New Delhi:
A recent report argues that Pakistan’s fragile economy, ongoing political turbulence, and strong reliance on Western funding make it an unlikely fit for the New Development Bank (NDB).
The same Star Saturday analysis adds that the ongoing India‑Pakistan tensions act like a “cherry on top,” eroding confidence in Pakistan’s suitability and effectiveness as an NDB member.
Critics contend that Beijing may hesitate to champion Pakistan within BRICS, fearing the Pakistani government could become a liability because of its internal instability.
Experts note that Pakistan would still be able to tap into BRICS’s Contingent Reserve Arrangement (CRA) and benefit from the NDB’s comparatively relaxed lending terms once it joins.
However, easy access to loans without the strict oversight typical of institutions like the IMF may discourage Pakistan from pursuing necessary political or economic reforms.

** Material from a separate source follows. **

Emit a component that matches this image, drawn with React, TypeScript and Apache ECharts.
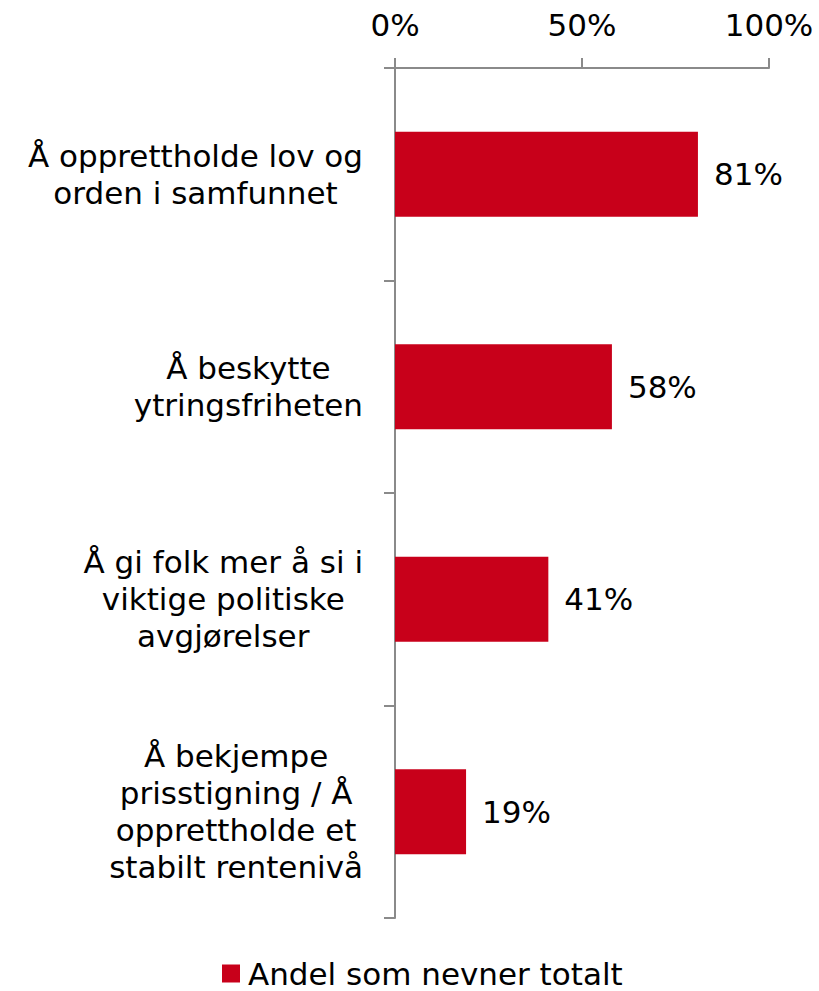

In fact, evidence that IMF bailouts have successfully addressed Pakistan’s economic issues remains weak, which could expose BRICS to a “free rider” dilemma, creating significant moral‑hazard risks.
Consequently, the report warns that BRICS’s credibility and effectiveness could suffer in the eyes of potential new members and critics, potentially stalling its growth plans.
Since its inception with five founding members and subsequent addition of four new ones, the New Development Bank has strived to gather resources for infrastructure and sustainable development initiatives across emerging and developing economies (EMDCs) over the past decade.
The NDB has issued billions of dollars in bonds across China and other markets, and has approved a total of $39 billion in project financing up to 2024.